Mieux encore les vérificateurs avaient appliqué l’arrêté 2013 sur le riz et sur le sucre c’est après avoir reçu la réponse de M. ALIOU SOW qu’ils ont retiré le sucre pour soulever des irrégularités sur le riz.
Aliou Sow fait remarquer que «dans le rapport final de la Cour des comptes, l’observation concernant le sucre cristallisé a disparu alors que l’arrêté de 2013 concerne à la fois le riz brisé non parfumé et le sucre cristallisé. Ce qui… me fonde dans l’intime conviction que le maintien de l’observation sur le riz relève manifestement d’une erreur des auditeurs… Ils ne peuvent introduire la notion de surfacturation, dès lors qu’un appel à concurrence a été organisé et, mieux, les offres retenues sont conformes au tableau des prix du ministère du Commerce».
Pourquoi n-a t-on pas demandé aux importateurs de communiquer toutes leurs factures de la période de mise en œuvre des dites opérations ( avril 2020) aux fins de comparaison ?
Dès lors, une question s’impose : qu’est-ce qui explique une telle insistance à mettre en cause M. Aliou Sow, ancien DAGE du Ministère du Développement communautaire, dont l’action dans ce dossier a été saluée pour sa diligence, sa transparence et son respect scrupuleux des recommandations de l’ARMP, malgré un contexte d’urgence nationale ?

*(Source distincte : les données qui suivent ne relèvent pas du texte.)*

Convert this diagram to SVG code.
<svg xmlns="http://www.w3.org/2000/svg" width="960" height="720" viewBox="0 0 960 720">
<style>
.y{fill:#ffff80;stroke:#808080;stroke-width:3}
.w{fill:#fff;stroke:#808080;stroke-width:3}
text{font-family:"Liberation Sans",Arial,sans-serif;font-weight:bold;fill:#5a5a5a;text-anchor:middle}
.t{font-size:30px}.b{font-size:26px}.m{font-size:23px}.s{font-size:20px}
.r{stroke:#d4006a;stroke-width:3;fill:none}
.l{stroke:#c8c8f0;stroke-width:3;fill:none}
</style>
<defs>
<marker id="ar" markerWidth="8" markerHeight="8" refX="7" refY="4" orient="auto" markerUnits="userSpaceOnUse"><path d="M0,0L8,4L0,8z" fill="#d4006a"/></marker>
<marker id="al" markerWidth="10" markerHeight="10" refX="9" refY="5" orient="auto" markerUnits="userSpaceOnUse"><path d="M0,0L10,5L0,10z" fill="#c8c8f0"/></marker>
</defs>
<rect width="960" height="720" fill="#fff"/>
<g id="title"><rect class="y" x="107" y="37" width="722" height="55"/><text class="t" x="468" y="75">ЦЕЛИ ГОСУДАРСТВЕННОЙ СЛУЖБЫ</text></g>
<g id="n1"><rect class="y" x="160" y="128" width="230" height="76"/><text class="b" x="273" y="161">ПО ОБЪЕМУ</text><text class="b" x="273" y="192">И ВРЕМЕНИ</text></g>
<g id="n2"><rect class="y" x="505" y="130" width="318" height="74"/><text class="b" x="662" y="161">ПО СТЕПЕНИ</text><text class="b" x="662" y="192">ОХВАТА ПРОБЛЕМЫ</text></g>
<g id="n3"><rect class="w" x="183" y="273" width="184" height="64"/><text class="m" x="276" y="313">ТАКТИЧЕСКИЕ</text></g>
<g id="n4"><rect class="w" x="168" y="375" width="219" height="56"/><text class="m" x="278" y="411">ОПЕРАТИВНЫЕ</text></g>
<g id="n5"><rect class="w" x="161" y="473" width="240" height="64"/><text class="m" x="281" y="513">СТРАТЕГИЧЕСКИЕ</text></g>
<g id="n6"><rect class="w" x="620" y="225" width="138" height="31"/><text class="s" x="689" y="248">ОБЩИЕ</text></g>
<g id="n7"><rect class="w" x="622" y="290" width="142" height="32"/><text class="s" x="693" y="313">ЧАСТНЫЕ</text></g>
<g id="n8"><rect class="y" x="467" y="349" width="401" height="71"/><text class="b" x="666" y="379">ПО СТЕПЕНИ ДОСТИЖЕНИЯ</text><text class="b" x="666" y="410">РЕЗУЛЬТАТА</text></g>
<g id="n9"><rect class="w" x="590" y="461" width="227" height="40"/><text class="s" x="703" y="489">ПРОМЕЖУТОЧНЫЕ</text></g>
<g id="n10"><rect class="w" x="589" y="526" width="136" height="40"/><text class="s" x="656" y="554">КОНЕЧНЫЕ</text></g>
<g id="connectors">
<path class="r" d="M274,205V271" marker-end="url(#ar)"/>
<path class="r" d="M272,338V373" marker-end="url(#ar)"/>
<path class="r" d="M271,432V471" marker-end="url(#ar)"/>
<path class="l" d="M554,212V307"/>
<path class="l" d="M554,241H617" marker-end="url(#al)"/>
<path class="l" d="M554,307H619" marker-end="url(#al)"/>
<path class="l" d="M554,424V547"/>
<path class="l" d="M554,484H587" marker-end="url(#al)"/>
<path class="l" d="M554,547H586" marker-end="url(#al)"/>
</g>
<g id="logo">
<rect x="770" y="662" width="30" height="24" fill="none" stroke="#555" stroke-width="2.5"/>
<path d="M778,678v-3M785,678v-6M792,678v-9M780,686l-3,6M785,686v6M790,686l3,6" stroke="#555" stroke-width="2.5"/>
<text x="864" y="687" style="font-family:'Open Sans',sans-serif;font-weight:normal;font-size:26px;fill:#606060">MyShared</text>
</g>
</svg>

Peut-être faut-il regarder au-delà des seuls éléments techniques de l’audit et interroger les dynamiques humaines, les parcours croisés, les antagonismes anciens ou les ressentiments latents qui peuvent parfois altérer la neutralité attendue dans l’examen d’un dossier. L’histoire institutionnelle et les rapports entre certains anciens collègues au Ministère des Finances aujourd’hui investis d’un pouvoir de contrôle ( particulièrement l’un des membres de la mission de vérification) mériteraient d’être relus à l’aune de cette affaire.